• [Exercise task]
Everything from the first line down to the line containing "0.459, 0.464, 0.467]" is to be retyped exactly, both ends included, with pictures left out.

• [Information supplied]
=-=-=-=-=

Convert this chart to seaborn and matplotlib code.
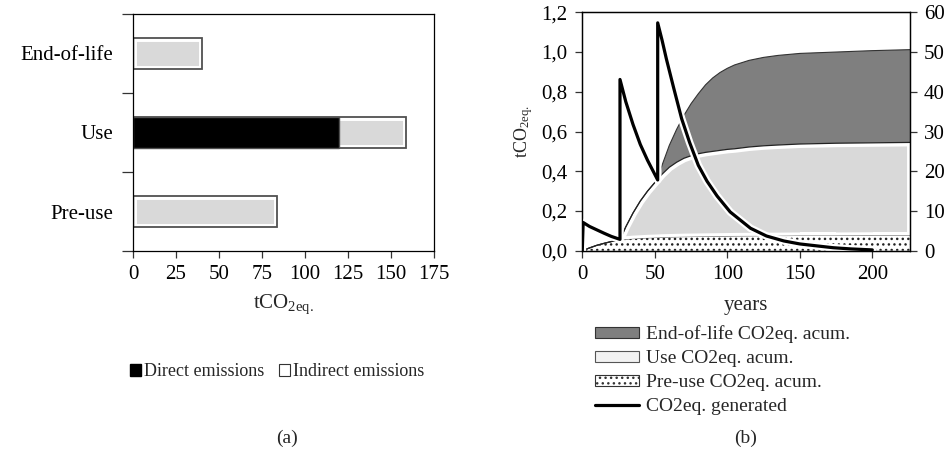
import numpy as np
import pandas as pd
import matplotlib
matplotlib.use("Agg")
import matplotlib.pyplot as plt
import matplotlib.patheffects as pe
from matplotlib.patches import Patch
from matplotlib.lines import Line2D
from matplotlib.ticker import FuncFormatter
import seaborn as sns

# ---------------- data ----------------
# panel (a)
stages = ["End-of-life", "Use", "Pre-use"]
direct = [0, 120, 0]
indirect = [40, 39, 84]
x_ticks_a = [0, 25, 50, 75, 100, 125, 150, 175]

# panel (b) accumulated contributions (tCO2eq.)
years = [0, 5, 10, 15, 20, 26, 30, 35, 40, 45, 52, 55, 60, 65, 70, 75, 80, 85,
         90, 95, 100, 105, 115, 125, 135, 150, 175, 200, 226]
preuse_acum = [0, 0.014, 0.027, 0.037, 0.046, 0.055, 0.058, 0.061, 0.063, 0.065,
               0.067, 0.068, 0.069, 0.070, 0.071, 0.0715, 0.072, 0.0725, 0.073,
               0.0735, 0.074, 0.0745, 0.075, 0.0755, 0.076, 0.077, 0.077, 0.078,
               0.078]
use_acum = [0, 0, 0, 0, 0, 0, 0.062, 0.129, 0.187, 0.235, 0.293, 0.317, 0.351,
            0.375, 0.394, 0.4065, 0.416, 0.4225, 0.427, 0.4315, 0.436, 0.4385,
            0.447, 0.4525, 0.456, 0.46, 0.464, 0.465, 0.467]
eol_acum = [0, 0, 0, 0, 0, 0, 0, 0, 0, 0, 0, 0.045, 0.11, 0.165, 0.215, 0.262,
            0.302, 0.34, 0.37, 0.392, 0.408, 0.422, 0.436, 0.445, 0.451, 0.456,
            0.459, 0.464, 0.467]

# CO2eq generated
gen_years = [0, 0.6, 5, 10, 15, 20, 26, 26, 30, 35, 40, 45, 52, 52, 55, 58, 63,
             68.5, 74, 80, 86, 93, 102, 116, 127, 139, 150, 162, 173, 185, 200]
gen_values = [0, 0.142, 0.122, 0.105, 0.088, 0.072, 0.057, 0.862, 0.75, 0.635,
              0.535, 0.455, 0.356, 1.147, 1.06, 0.965, 0.82, 0.665, 0.545, 0.43,
              0.35, 0.275, 0.195, 0.113, 0.074, 0.049, 0.034, 0.024, 0.015,
              0.009, 0.004]
left_ticks_b = [0, 0.2, 0.4, 0.6, 0.8, 1.0, 1.2]
right_ticks_b = [0, 10, 20, 30, 40, 50, 60]
x_ticks_b = [0, 50, 100, 150, 200]

# ---------------- style ----------------
sns.set_style("ticks")
plt.rcParams["font.family"] = ["Liberation Serif", "DejaVu Serif"]
plt.rcParams["mathtext.fontset"] = "custom"
plt.rcParams["mathtext.rm"] = "Liberation Serif"
plt.rcParams["hatch.linewidth"] = 1.0
plt.rcParams["axes.edgecolor"] = "black"
plt.rcParams["axes.linewidth"] = 0.9
plt.rcParams["xtick.color"] = "#333333"
plt.rcParams["ytick.color"] = "#333333"
plt.rcParams["xtick.labelcolor"] = "black"
plt.rcParams["ytick.labelcolor"] = "black"

FS = 15
fig = plt.figure(figsize=(9.53, 4.54), dpi=100)
ax1 = fig.add_axes([0.1396, 0.4471, 0.3158, 0.5221])
ax2 = fig.add_axes([0.611, 0.4478, 0.3439, 0.5251])

# ---------------- panel (a) ----------------
df = pd.DataFrame({"stage": stages, "direct": direct, "indirect": indirect})
df["total"] = df["direct"] + df["indirect"]

sns.barplot(data=df, x="total", y="stage", orient="h", order=stages,
            color="#d9d9d9", saturation=1, edgecolor="white", linewidth=5,
            width=0.4, ax=ax1)
sns.barplot(data=df, x="total", y="stage", orient="h", order=stages,
            fill=False, color="#505050", linewidth=1.3, width=0.4, ax=ax1)
sns.barplot(data=df, x="direct", y="stage", orient="h", order=stages,
            color="black", saturation=1, edgecolor="#505050", linewidth=1.0,
            width=0.4, ax=ax1)

ax1.set_xlim(x_ticks_a[0], x_ticks_a[-1])
ax1.set_ylim(len(stages) - 0.5, -0.5)
ax1.set_xticks(x_ticks_a)
ax1.set_xticklabels([str(v) for v in x_ticks_a], fontsize=FS)
ax1.set_yticks(np.arange(len(stages) + 1) - 0.5)
ax1.set_yticklabels([])
ax1.set_yticks(np.arange(len(stages)), minor=True)
ax1.set_yticklabels(stages, minor=True, fontsize=FS)
ax1.tick_params(axis="y", which="major", length=8, width=0.9)
ax1.tick_params(axis="y", which="minor", length=0, pad=14)
ax1.tick_params(axis="x", length=5, width=0.9, pad=5)
ax1.set_xlabel(r"$\mathregular{tCO_{2eq.}}$", fontsize=FS, labelpad=6)
ax1.set_ylabel("")
for s in ax1.spines.values():
    s.set_visible(True)

fig.legend(handles=[Patch(facecolor="black", edgecolor="black"),
                    Patch(facecolor="white", edgecolor="#333333", linewidth=0.8)],
           labels=["Direct emissions", "Indirect emissions"],
           loc="center", bbox_to_anchor=(0.291, 0.181), ncol=2, frameon=False,
           fontsize=13, handlelength=0.6, handleheight=0.6, handletextpad=0.2,
           columnspacing=0.8)

# ---------------- panel (b) ----------------
yr = np.array(years, dtype=float)
pre = np.array(preuse_acum)
use_top = pre + np.array(use_acum)
eol_top = use_top + np.array(eol_acum)

# pre-use (dotted)
ax2.fill_between(yr, 0, pre, facecolor="white", edgecolor="#222222",
                 hatch="...", linewidth=0, zorder=1)
ax2.plot(yr, pre, color="#555555", lw=0.8, zorder=1.2)
# use (light gray with inner white glow)
coll = ax2.fill_between(yr, pre, use_top, facecolor="#d9d9d9",
                        edgecolor="white", linewidth=5, zorder=1.5)
coll.set_clip_path(coll.get_paths()[0], ax2.transData)
# end-of-life (dark gray)
ax2.fill_between(yr, use_top, eol_top, facecolor="#7f7f7f", edgecolor="none",
                 zorder=1.4)
ax2.plot(yr, eol_top, color="#333333", lw=0.8, zorder=1.6)
ax2.plot(yr, use_top, color="#222222", lw=0.9, zorder=1.7)

sns.lineplot(x=gen_years, y=gen_values, estimator=None, sort=False,
             color="black", lw=2.3, ax=ax2, zorder=3,
             path_effects=[pe.Stroke(linewidth=5.5, foreground="white"), pe.Normal()])

ax2.set_xlim(0, years[-1])
ax2.set_ylim(left_ticks_b[0], left_ticks_b[-1])
ax2.set_xticks(x_ticks_b)
ax2.set_xticklabels([str(v) for v in x_ticks_b], fontsize=FS)
ax2.set_yticks(left_ticks_b)
ax2.yaxis.set_major_formatter(FuncFormatter(lambda v, p: f"{v:.1f}".replace(".", ",")))
ax2.tick_params(axis="y", labelsize=FS, length=5, width=0.9, pad=6)
ax2.tick_params(axis="x", length=5, width=0.9, pad=5)
ax2.set_xlabel("years", fontsize=FS, labelpad=9)
ax2.set_ylabel(r"$\mathregular{tCO_{2eq.}}$", fontsize=13, labelpad=4)
for s in ax2.spines.values():
    s.set_visible(True)

ax2r = ax2.twinx()
ax2r.set_ylim(right_ticks_b[0], right_ticks_b[-1])
ax2r.set_yticks(right_ticks_b)
ax2r.set_yticklabels([str(v) for v in right_ticks_b], fontsize=FS)
ax2r.tick_params(axis="y", length=5, width=0.9, pad=5)
for s in ax2r.spines.values():
    s.set_visible(True)

fig.legend(handles=[Patch(facecolor="#7f7f7f", edgecolor="#333333", linewidth=0.8),
                    Patch(facecolor="#f2f2f2", edgecolor="#555555", linewidth=0.8),
                    Patch(facecolor="white", edgecolor="#333333", hatch="...", linewidth=0.8),
                    Line2D([], [], color="black", lw=2.3)],
           labels=["End-of-life CO2eq. acum.", "Use CO2eq. acum.",
                   "Pre-use CO2eq. acum.", "CO2eq. generated"],
           loc="upper left", bbox_to_anchor=(0.624, 0.283), frameon=False,
           fontsize=14, handlelength=2.3, handleheight=0.55, handletextpad=0.35,
           labelspacing=0.36, borderaxespad=0, borderpad=0)

fig.text(0.301, 0.035, "(a)", ha="center", va="center", fontsize=14)
fig.text(0.782, 0.035, "(b)", ha="center", va="center", fontsize=14)

fig.savefig("out.png", dpi=100)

=-=-=-=-=

• [Task answer]
Convert this chart to seaborn and matplotlib code.
import numpy as np
import pandas as pd
import matplotlib
matplotlib.use("Agg")
import matplotlib.pyplot as plt
import matplotlib.patheffects as pe
from matplotlib.patches import Patch
from matplotlib.lines import Line2D
from matplotlib.ticker import FuncFormatter
import seaborn as sns

# ---------------- data ----------------
# panel (a)
stages = ["End-of-life", "Use", "Pre-use"]
direct = [0, 120, 0]
indirect = [40, 39, 84]
x_ticks_a = [0, 25, 50, 75, 100, 125, 150, 175]

# panel (b) accumulated contributions (tCO2eq.)
years = [0, 5, 10, 15, 20, 26, 30, 35, 40, 45, 52, 55, 60, 65, 70, 75, 80, 85,
         90, 95, 100, 105, 115, 125, 135, 150, 175, 200, 226]
preuse_acum = [0, 0.014, 0.027, 0.037, 0.046, 0.055, 0.058, 0.061, 0.063, 0.065,
               0.067, 0.068, 0.069, 0.070, 0.071, 0.0715, 0.072, 0.0725, 0.073,
               0.0735, 0.074, 0.0745, 0.075, 0.0755, 0.076, 0.077, 0.077, 0.078,
               0.078]
use_acum = [0, 0, 0, 0, 0, 0, 0.062, 0.129, 0.187, 0.235, 0.293, 0.317, 0.351,
            0.375, 0.394, 0.4065, 0.416, 0.4225, 0.427, 0.4315, 0.436, 0.4385,
            0.447, 0.4525, 0.456, 0.46, 0.464, 0.465, 0.467]
eol_acum = [0, 0, 0, 0, 0, 0, 0, 0, 0, 0, 0, 0.045, 0.11, 0.165, 0.215, 0.262,
            0.302, 0.34, 0.37, 0.392, 0.408, 0.422, 0.436, 0.445, 0.451, 0.456,
            0.459, 0.464, 0.467]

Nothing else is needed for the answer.